K. Kummerow Broman1,4, M. J. Ward2, B. K. Poulose1, M. L. Schwarze3 1Vanderbilt University Medical Center,General Surgery,Nashville, TN, USA 2Vanderbilt University Medical Center,Emergency Medicine,Nashville, TN, USA 3University Of Wisconsin,Vascular Surgery,Madison, WI, USA 4VA TN Valley Healthcare System,Geriatric Research And Education Clinical Center,Nashville, TN, USA
Introduction: Inter-hospital transfer is resource-intensive and can be burdensome for patients and families. Decisions regarding transfer can be particularly challenging for gravely ill surgical patients, for whom transfer may be arduous and of questionable clinical benefit.

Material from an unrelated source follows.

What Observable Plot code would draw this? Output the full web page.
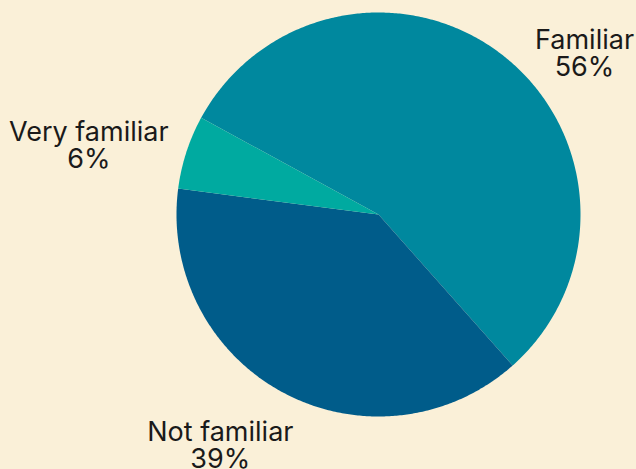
<!DOCTYPE html>
<html>
<head>
<meta charset="utf-8">
<script src="https://cdn.jsdelivr.net/npm/d3@7"></script>
<script src="https://cdn.jsdelivr.net/npm/@observablehq/plot@0.6"></script>
<style>
  html, body { margin: 0; padding: 0; background: #FAF0D8; }
  #chart svg { display: block; }
</style>
</head>
<body>
<div id="chart"></div>
<script>
// Data
const categories = ["Familiar", "Not familiar", "Very familiar"];
const shares = [55.5, 38.6, 5.9];
const startAngleDeg = -61.4; // first slice starts here, clockwise from 12 o'clock
const colors = ["#00889E", "#005C8A", "#00AAA0"];

// Build slices
const total = d3.sum(shares);
let acc = startAngleDeg;
const slices = categories.map((c, i) => {
  const a0 = acc;
  const a1 = acc + shares[i] / total * 360;
  acc = a1;
  return {category: c, share: shares[i], a0, a1, mid: (a0 + a1) / 2};
});

const rad = d => d * Math.PI / 180;
const outline = [];
for (const s of slices) {
  outline.push({category: s.category, x: 0, y: 0});
  const n = Math.max(2, Math.ceil((s.a1 - s.a0) / 0.5));
  for (let k = 0; k <= n; k++) {
    const a = rad(s.a0 + (s.a1 - s.a0) * k / n);
    outline.push({category: s.category, x: Math.sin(a), y: Math.cos(a)});
  }
  outline.push({category: s.category, x: 0, y: 0});
}

// layout (pixels)
const W = 636, H = 469, cx = 378, cy = 214, R = 202;
const labelOffsets = {
  "Familiar": [74, 5],
  "Very familiar": [-88, -3],
  "Not familiar": [-59, 44]
};

const labelMark = (s) => Plot.text([s], {
  x: d => 1.05 * Math.sin(rad(d.mid)),
  y: d => 1.05 * Math.cos(rad(d.mid)),
  text: d => `${d.category}\n${Math.round(d.share)}%`,
  textAnchor: "middle",
  lineAnchor: "middle",
  lineHeight: 1,
  fontSize: 27,
  fill: "#1a1a1a",
  dx: labelOffsets[s.category][0],
  dy: labelOffsets[s.category][1]
});

const chart = Plot.plot({
  width: W,
  height: H,
  margin: 0,
  style: {background: "#FAF0D8", fontFamily: "Inter, 'Noto Sans', sans-serif"},
  x: {domain: [(0 - cx) / R, (W - cx) / R], axis: null},
  y: {domain: [(cy - H) / R, cy / R], axis: null},
  color: {domain: categories, range: colors},
  marks: [
    Plot.line(outline, {x: "x", y: "y", z: "category", fill: "category", stroke: "none", curve: "linear"}),
    ...slices.map(labelMark)
  ]
});
document.getElementById("chart").appendChild(chart);
</script>
</body>
</html>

Methods: We conducted semi-structured interviews with general surgeons who refer and accept transfer patients within a regional transfer network. Participants were identified using a combination of snowball sampling, where initial study subjects were asked to identify additional subjects, and purposive sampling where respondents were selected deliberately to increase variability. Surgeons were selected from three community hospitals that refer patients, three regional hospitals that both refer and accept, and one tertiary referral center that accepts transfer patients. We completed 15 audio-recorded interviews that included open-ended questions and three case-based vignettes. Each interview transcript was analyzed by at least two members of the research team using a deductive coding strategy. We used consensus coding to generate higher level analysis about the content regarding surgeon transfer decisions for gravely ill patients with acute surgical problems.

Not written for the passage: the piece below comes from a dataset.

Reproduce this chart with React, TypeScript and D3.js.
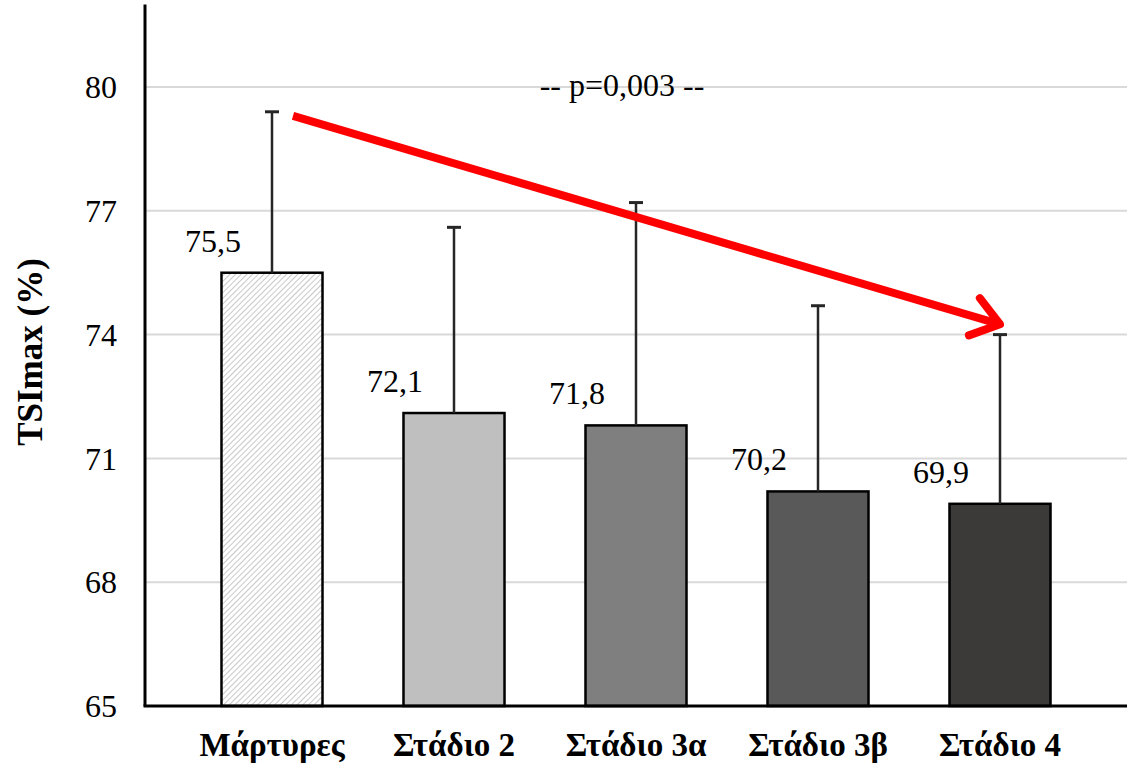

Results:Referring surgeons seek transfer when they identify discordance between patient needs and local resources. When patients are gravely ill, transfer decisions are influenced by clinical uncertainty and a duty to exhaustively pursue treatment options based on surgeon judgement or family request. Accepting surgeons at regional facilities consider local resources, patient ownership, and expected benefit in their decisions to accept patients. Tertiary facility surgeons report a policy to accept all transfer patients based on a perceived responsibility to the region and difficulty making treatment recommendations without in-person assessment, but they express concern that dying patients may be unnecessarily transferred without survival benefit or adequate discussion of local palliative options. Palliative care and expertise in end-of-life communication may be uniquely available in higher level centers, although respondents were conflicted about the appropriate allocation of limited resources, specifically bed availability, for dying transfer patients.
Conclusion:Current policies and practices may fail to identify dying patients who will not benefit from transfer. Remote consultation, cultural shifts in end-of-life communication, and access to palliative care at community hospitals could provide needed support to surgeons, patients, and families while allocating scare tertiary care beds more judiciously.